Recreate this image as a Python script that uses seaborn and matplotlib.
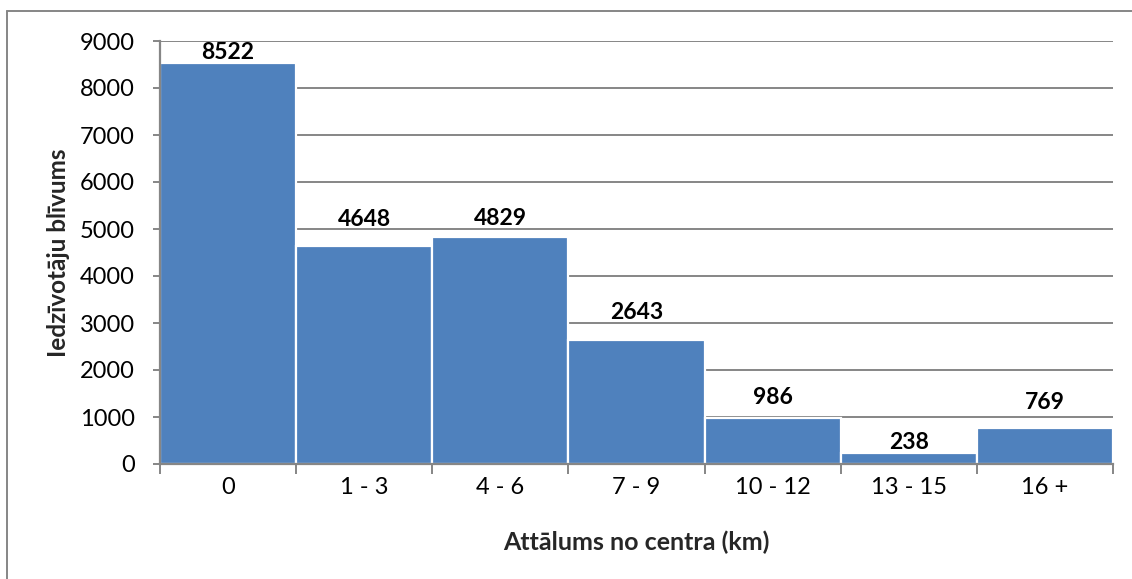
import matplotlib
matplotlib.use("Agg")
import matplotlib.pyplot as plt
from matplotlib.lines import Line2D
from matplotlib.ticker import FixedLocator, NullFormatter
import seaborn as sns

categories = ["0", "1 - 3", "4 - 6", "7 - 9", "10 - 12", "13 - 15", "16 +"]
density = [8522, 4648, 4829, 2643, 986, 238, 769]
y_ticks = [0, 1000, 2000, 3000, 4000, 5000, 6000, 7000, 8000, 9000]

# label gap above each bar, in points (labels sit clear of the gridlines)
label_pad = [0, 11.5, 6, 12, 7, 0, 11]

sns.set_theme(style="white")
plt.rcParams["font.family"] = ["Lato", "DejaVu Sans"]

grey = "#868686"
bar_blue = "#4F81BD"

fig = plt.figure(figsize=(11.32, 5.79), dpi=100)
ax = fig.add_axes([160 / 1132, 1 - 464 / 579, (1113 - 160) / 1132, (464 - 41) / 579])

sns.barplot(x=categories, y=density, color=bar_blue, saturation=1, width=1.0,
            edgecolor="white", linewidth=1.6, ax=ax, zorder=3)

ax.set_xlim(-0.5, len(categories) - 0.5)
ax.set_ylim(0, 9000)
ax.set_yticks(y_ticks)
ax.set_yticklabels([str(t) for t in y_ticks])
ax.yaxis.grid(True, color=grey, linewidth=1.4, zorder=0)
ax.set_axisbelow(True)

for side in ("top", "right"):
    ax.spines[side].set_visible(False)
for side in ("left", "bottom"):
    ax.spines[side].set_color(grey)
    ax.spines[side].set_linewidth(1.6)
    ax.spines[side].set_zorder(4)

# y ticks outward on the left, x ticks at category boundaries
ax.tick_params(axis="y", which="major", direction="out", length=5, width=1.4,
               color=grey, pad=13, labelsize=17, labelcolor="black", left=True)
ax.tick_params(axis="x", which="major", length=0, pad=9, labelsize=17, labelcolor="black")
ax.xaxis.set_minor_locator(FixedLocator([i - 0.5 for i in range(len(categories) + 1)]))
ax.xaxis.set_minor_formatter(NullFormatter())
ax.tick_params(axis="x", which="minor", direction="out", length=7, width=1.4,
               color=grey, bottom=True)

bars = ax.containers[0]
for rect, value, pad in zip(bars, density, label_pad):
    ax.annotate(str(value), (rect.get_x() + rect.get_width() / 2, rect.get_height()),
                xytext=(0, pad), textcoords="offset points", ha="center", va="bottom",
                fontsize=16.5, fontweight="bold", color="black")

ax.set_xlabel("Attālums no centra (km)", fontsize=18, fontweight="bold", labelpad=24)
ax.set_ylabel("Iedzīvotāju blīvums", fontsize=17.5, fontweight="bold")
ax.yaxis.set_label_coords(-0.094, 0.5)

# outer chart frame (top and left edges)
fig.add_artist(Line2D([7 / 1132, 7 / 1132], [0, 1 - 11 / 579],
                      transform=fig.transFigure, color=grey, linewidth=1.4))
fig.add_artist(Line2D([7 / 1132, 1], [1 - 11 / 579, 1 - 11 / 579],
                      transform=fig.transFigure, color=grey, linewidth=1.4))

fig.savefig("out.png", dpi=100, facecolor="white")
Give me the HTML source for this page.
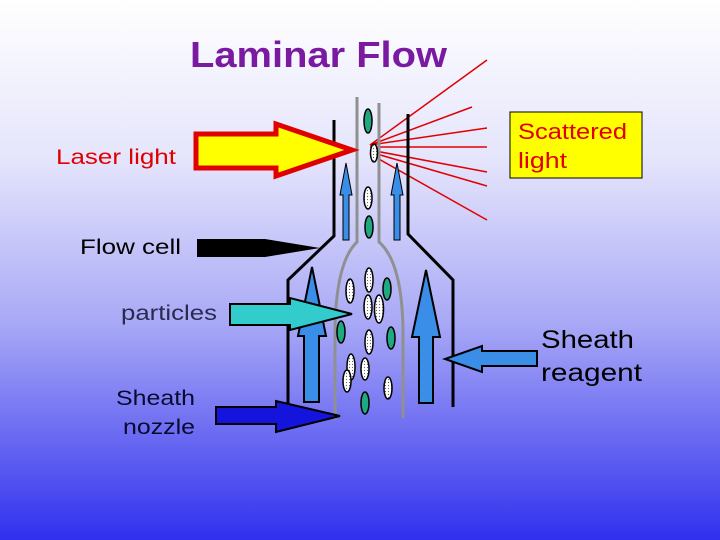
<!DOCTYPE html>
<html><head><meta charset="utf-8"><style>
html,body{margin:0;padding:0;width:720px;height:540px;overflow:hidden}
svg{display:block}
text{font-family:"Liberation Sans",sans-serif}
</style></head><body>
<svg width="720" height="540" viewBox="0 0 720 540">
<defs>
<linearGradient id="bg" x1="0" y1="0" x2="0" y2="1">
<stop offset="0" stop-color="#ffffff"/>
<stop offset="0.3" stop-color="#e4e4fc"/>
<stop offset="0.6" stop-color="#a8a8f6"/>
<stop offset="1" stop-color="#3030ee"/>
</linearGradient>
<pattern id="dots" width="3" height="3" patternUnits="userSpaceOnUse">
<rect width="3" height="3" fill="#fff"/><circle cx="1.5" cy="1.5" r="0.6" fill="#666"/>
</pattern>
</defs>
<rect width="720" height="540" fill="url(#bg)"/>
<text x="190" y="67" font-size="36" font-weight="bold" fill="#7a1aa0" textLength="257" lengthAdjust="spacingAndGlyphs">Laminar Flow</text>
<text x="56" y="164" font-size="21" fill="#e00000" textLength="120" lengthAdjust="spacingAndGlyphs">Laser light</text>
<text x="80" y="254" font-size="21" fill="#000" textLength="101" lengthAdjust="spacingAndGlyphs">Flow cell</text>
<text x="121" y="320" font-size="21" fill="#2a2a50" textLength="96" lengthAdjust="spacingAndGlyphs">particles</text>
<text x="116" y="405" font-size="21" fill="#0a0a30" textLength="79" lengthAdjust="spacingAndGlyphs">Sheath</text>
<text x="123" y="434" font-size="21" fill="#0a0a30" textLength="72" lengthAdjust="spacingAndGlyphs">nozzle</text>
<text x="541" y="348" font-size="25" fill="#000" textLength="93" lengthAdjust="spacingAndGlyphs">Sheath</text>
<text x="541" y="381" font-size="25" fill="#000" textLength="101" lengthAdjust="spacingAndGlyphs">reagent</text>
<rect x="510" y="112" width="132" height="66" fill="#ffff00" stroke="#000" stroke-width="1"/>
<text x="518" y="139" font-size="22" fill="#e00000" textLength="109" lengthAdjust="spacingAndGlyphs">Scattered</text>
<text x="518" y="168" font-size="22" fill="#e00000" textLength="49" lengthAdjust="spacingAndGlyphs">light</text>
<g stroke="#e00000" stroke-width="1.5">
<line x1="370" y1="145" x2="487" y2="60"/>
<line x1="370" y1="145" x2="472" y2="107"/>
<line x1="370" y1="145" x2="487" y2="128"/>
<line x1="370" y1="147" x2="487" y2="147"/>
<line x1="370" y1="150" x2="487" y2="172"/>
<line x1="370" y1="152" x2="487" y2="186"/>
<line x1="370" y1="154" x2="487" y2="220"/>
</g>
<g fill="none" stroke="#000" stroke-width="3">
<polyline points="334,120 334,236 288,280 288,422"/>
<polyline points="408,114 408,234 453,280 453,407"/>
</g>
<g fill="none" stroke="#909090" stroke-width="3">
<path d="M357,97 V242 Q336,262 335,330 V420"/>
<path d="M379,103 V242 Q402,262 403,330 V418"/>
</g>
<g fill="#3a8ee8" stroke="#000" stroke-width="1">
<path d="M343,240 V195 H340 L346,163 L352,195 H349 V240 Z"/>
<path d="M394,240 V195 H391 L397,163 L403,195 H400 V240 Z"/>
<path d="M304,402 V336 H298 L312,267 L326,336 H319 V402 Z" stroke-width="2"/>
<path d="M419,403 V337 H412 L426,270 L440,337 H433 V403 Z" stroke-width="2"/>
</g>
<path d="M196,134 H276 V124 L352,150 L276,176 V168 H196 Z" fill="#ffff00" stroke="#e00000" stroke-width="5" stroke-linejoin="miter"/>
<path d="M197,239 H265 L320,248 L265,257 H197 Z" fill="#000"/>
<path d="M230,304 H290 V298 L352,314 L290,330 V325 H230 Z" fill="#33cccc" stroke="#000" stroke-width="2"/>
<path d="M216,407 H276 V401 L340,416 L276,432 V424 H216 Z" fill="#1414dc" stroke="#000" stroke-width="2"/>
<path d="M537,351 H482 V346 L445,359 L482,372 V366 H537 Z" fill="#3a8ee8" stroke="#000" stroke-width="2"/>
<g stroke="#000" stroke-width="1.5" fill="#20a880">
<ellipse cx="368" cy="121" rx="4" ry="12"/>
<ellipse cx="369" cy="227" rx="4" ry="11"/>
<ellipse cx="387" cy="289" rx="4" ry="11"/>
<ellipse cx="341" cy="332" rx="4" ry="11"/>
<ellipse cx="391" cy="338" rx="4" ry="11"/>
<ellipse cx="365" cy="403" rx="4" ry="11"/>
</g>
<g stroke="#000" stroke-width="1.5" fill="url(#dots)">
<ellipse cx="374" cy="153" rx="3.5" ry="9"/>
<ellipse cx="368" cy="198" rx="4" ry="11"/>
<ellipse cx="369" cy="280" rx="4" ry="12"/>
<ellipse cx="350" cy="291" rx="4" ry="12"/>
<ellipse cx="368" cy="307" rx="4" ry="12"/>
<ellipse cx="379" cy="309" rx="4.5" ry="14"/>
<ellipse cx="369" cy="342" rx="4" ry="12"/>
<ellipse cx="351" cy="367" rx="4" ry="13"/>
<ellipse cx="365" cy="369" rx="4" ry="11"/>
<ellipse cx="347" cy="381" rx="4" ry="11"/>
<ellipse cx="388" cy="388" rx="4" ry="11"/>
</g>
</svg>
</body></html>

▸ **EXERCISE AIM**: Quote, please, every line of the material above from its start through the line that has "import seaborn as sns", reproducing the words exactly and dropping any images.

▸ **FINAL RESULT**:
Recreate this image as a Python script that uses seaborn and matplotlib.
import matplotlib
matplotlib.use("Agg")
import matplotlib.pyplot as plt
from matplotlib.lines import Line2D
from matplotlib.ticker import FixedLocator, NullFormatter
import seaborn as sns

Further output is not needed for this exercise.